O uso da estética camp carrega na sua imagem um questioidnto da norma com bastante ironia. Evidencia a recorrente maneira com que muitos gays se utilizam da linguagem camp e “das vestimentas e de outras formas de adornos corporais para sinalizar à outros homens gays”. (ENTWISTLE, 2000, p. 206). Toma para si as convenções impostas e as utiliza para livrar-se das amarras virilizadoras.
Considerações finais
A discussão empreendida nas seções anteriores, ressaltando quatro momentos representativos da relação entre indumentária e homossexualidade masculina no Brasil, nos fornecem um esboço de periodização, a ser refinado em trabalhos futuros – por meio da qual podemos ver as formas pelas quais o vestuário esteve vinculado à expressão da homossexualidade masculina em diferentes períodos da história do Brasil, ora evidenciando, ora dissimulando, identidades homossexuais.
Importante salientar que compreendemos os sujeitos, suas identidades e as passagens do tempo como algo fluido e sempre intercambiável e não como tempos, costumes e sujeitos monolíticos. Entretanto, para maior clareza, decidimos por pontuar os tempos históricos enfatizando relações do vestir com as expressões de homossexualidades diversas.
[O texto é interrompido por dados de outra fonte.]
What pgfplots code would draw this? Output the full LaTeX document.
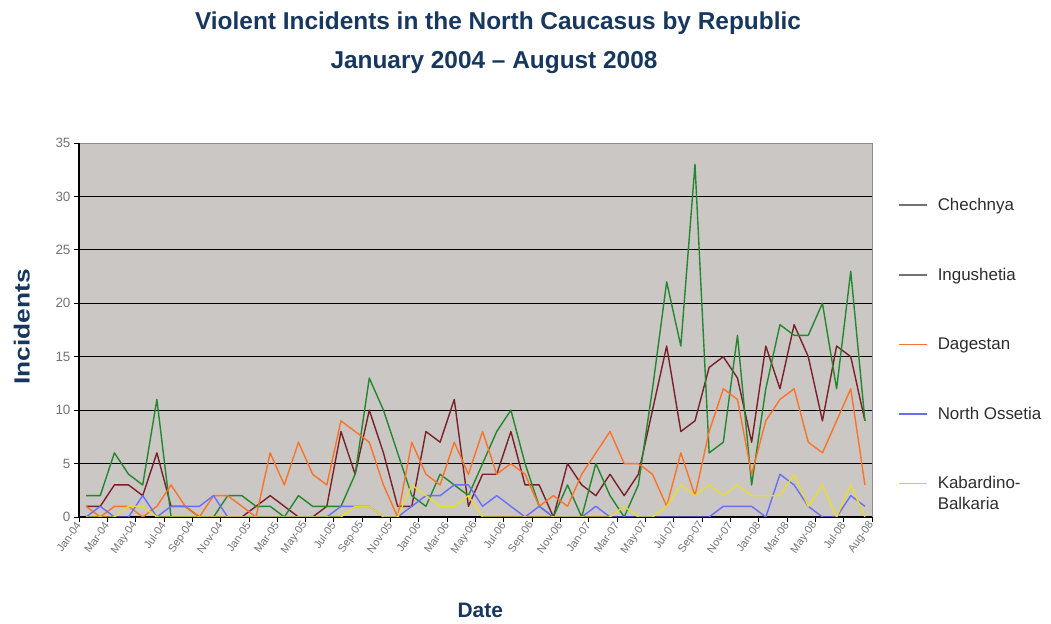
\documentclass[border=0pt]{standalone}
\usepackage{fontspec}
\setmainfont{Liberation Sans}
\usepackage{graphicx}
\usepackage{pgfplots}
\usepackage{pgfplotstable}
\pgfplotsset{compat=1.18}

\definecolor{titleblue}{RGB}{23,55,94}
\definecolor{plotbg}{RGB}{203,199,196}
\definecolor{framegray}{RGB}{140,140,140}
\definecolor{ticktext}{RGB}{115,115,115}
\definecolor{legtext}{RGB}{45,45,45}
\definecolor{legline}{RGB}{115,115,115}
\definecolor{chechnya}{RGB}{122,32,40}
\definecolor{ingushetia}{RGB}{35,135,45}
\definecolor{dagestan}{RGB}{250,115,40}
\definecolor{ossetia}{RGB}{105,110,250}
\definecolor{kabbalk}{RGB}{232,220,45}

% monthly incident counts, m = 0 is January 2004
\pgfplotstableread{
m  che ing dag nos kbr
0   1   2   1   0   0
1   1   2   0   1   0
2   3   6   1   0   0
3   3   4   1   0   1
4   2   3   0   2   1
5   6  11   1   0   0
6   1   0   3   1   0
7   1   0   1   1   0
8   0   0   0   1   0
9   0   0   2   2   0
10  0   2   2   0   0
11  0   2   1   0   0
12  1   1   0   0   0
13  2   1   6   0   0
14  1   0   3   0   0
15  0   2   7   0   0
16  0   1   4   0   0
17  1   1   3   0   0
18  8   1   9   1   0
19  4   4   8   1   1
20 10  13   7   1   1
21  6  10   3   0   0
22  1   6   0   0   0
23  1   2   7   1   3
24  8   1   4   2   2
25  7   4   3   2   1
26 11   3   7   3   1
27  1   2   4   3   2
28  4   5   8   1   0
29  4   8   4   2   0
30  8  10   5   1   0
31  3   5   4   0   0
32  3   1   1   1   0
33  0   0   2   0   0
34  5   3   1   0   0
35  3   0   4   0   0
36  2   5   6   1   0
37  4   2   8   0   0
38  2   0   5   0   1
39  4   3   5   0   0
40 10  12   4   0   0
41 16  22   1   0   1
42  8  16   6   0   3
43  9  33   2   0   2
44 14   6   8   0   3
45 15   7  12   1   2
46 13  17  11   1   3
47  7   3   4   1   2
48 16  12   9   0   2
49 12  18  11   4   2
50 18  17  12   3   4
51 15  17   7   1   1
52  9  20   6   0   3
53 16  12   9   0   0
54 15  23  12   2   3
55  9   9   3   1   0
}\incidents

\begin{document}
\begin{tikzpicture}
\useasboundingbox (0,0) rectangle (1051bp,624bp);
\node[font=\fontsize{24.5}{28}\selectfont\bfseries, text=titleblue] at (498bp,601bp)
  {Violent Incidents in the North Caucasus by Republic};
\node[font=\fontsize{24.5}{28}\selectfont\bfseries, text=titleblue] at (494bp,561bp)
  {January 2004 – August 2008};
\begin{axis}[
  at={(79bp,107bp)}, anchor=south west,
  scale only axis, width=793bp, height=374bp,
  xmin=0, xmax=56, ymin=0, ymax=35,
  axis background/.style={fill=plotbg, draw=framegray, line width=0.8pt},
  axis lines=left,
  axis line style={-, black, line width=1.1pt},
  tick align=outside, major tick length=5bp,
  tick style={black, line width=0.8pt},
  xtick={0,2,...,56},
  xticklabels={Jan-04,Mar-04,May-04,Jul-04,Sep-04,Nov-04,
               Jan-05,Mar-05,May-05,Jul-05,Sep-05,Nov-05,
               Jan-06,Mar-06,May-06,Jul-06,Sep-06,Nov-06,
               Jan-07,Mar-07,May-07,Jul-07,Sep-07,Nov-07,
               Jan-08,Mar-08,May-08,Jul-08,Aug-08},
  xticklabel style={rotate=55, anchor=east, inner sep=1bp,
                    font=\fontsize{11}{13}\selectfont, text=ticktext},
  ytick={0,5,...,35},
  yticklabel style={font=\fontsize{13.5}{15}\selectfont, text=ticktext},
  /pgf/number format/assume math mode=true,
  extra y ticks={5,10,...,30},
  extra y tick labels={},
  extra y tick style={grid=major, major tick length=0pt},
  grid style={black, line width=1.1pt},
  xlabel={Date},
  xlabel style={at={(axis description cs:0.506,-0.249)}, anchor=center,
                font=\fontsize{21}{24}\selectfont\bfseries, text=titleblue},
  ylabel={\scalebox{1.2}[1]{Incidents}},
  ylabel style={at={(axis description cs:-0.072,0.508)}, anchor=center,
                font=\fontsize{22}{24}\selectfont\bfseries, text=titleblue},
  legend image code/.code={\draw[#1] (0bp,0bp) -- (28bp,0bp); \path (36bp,0bp);},
  legend style={at={(axis description cs:1.033,0.858)}, anchor=north west,
                draw=none, fill=none, inner sep=0pt, row sep=52bp,
                font=\fontsize{17}{21}\selectfont, text=legtext,
                cells={align=left}},
  legend cell align=left,
  every axis plot/.append style={line width=1.4pt, line join=round},
]
\addplot[chechnya, forget plot]   table[x expr=\thisrow{m}+0.5, y=che] {\incidents};
\addplot[ingushetia, forget plot] table[x expr=\thisrow{m}+0.5, y=ing] {\incidents};
\addplot[dagestan, forget plot]   table[x expr=\thisrow{m}+0.5, y=dag] {\incidents};
\addplot[ossetia, forget plot]    table[x expr=\thisrow{m}+0.5, y=nos] {\incidents};
\addplot[kabbalk, forget plot]    table[x expr=\thisrow{m}+0.5, y=kbr] {\incidents};

\addlegendimage{legline, line width=1.4pt}
\addlegendentry{Chechnya}
\addlegendimage{legline, line width=1.4pt}
\addlegendentry{Ingushetia}
\addlegendimage{dagestan, line width=1.4pt}
\addlegendentry{Dagestan}
\addlegendimage{ossetia, line width=1.4pt}
\addlegendentry{North Ossetia}
\addlegendimage{kabbalk!85!green, line width=1.4pt, yshift=10.5bp}
\addlegendentry{Kabardino-\\Balkaria}
\end{axis}
\end{tikzpicture}
\end{document}
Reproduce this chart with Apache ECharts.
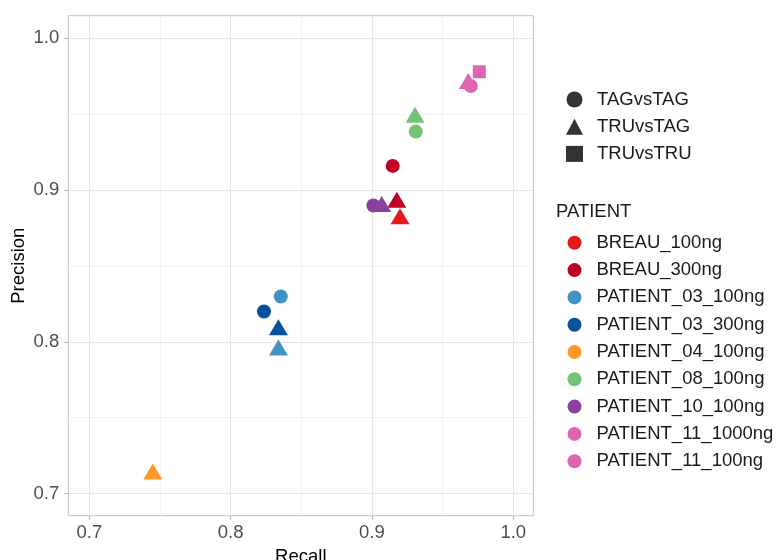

Nesse sentido, como em toda periodização, o resultado a que chegamos é uma simplificação da realidade, “cheio de armadilhas, condicionado pela ideologia, prioridades e lugar social de quem periodiza” (JAYO, RODRIGUES e MENDES, 2015, p.643).
Ainda assim, pudemos ver como o vestuário: (i) desde o Brasil Colônia já desempenhava um papel na construção e na compreensão de identidades homossexuais; (ii) teve um papel relevante no discurso médico e jurídico do final do século XIX e início do XX, de patologização e criminalização da homossexualidade; (iii) novamente foi um vetor importante na criação do gay “discreto” e hegemônico enquanto identidade homossexual relativamente bem aceita a partir do final do século XX; e, finalmente, (iv) tem cumprido função central como instrumento de afirmação de identidades homossexuais contra-hegemônicas, identificadas aqui na “nova bicha” do início século XXI com sua estética com componentes de dândi e de camp.
Esperamos que a análise aqui apresentada possa contribuir em alguma medida para discussões acerca da história do vestuário no Brasil sob a perspectiva do gênero e da sexualidade.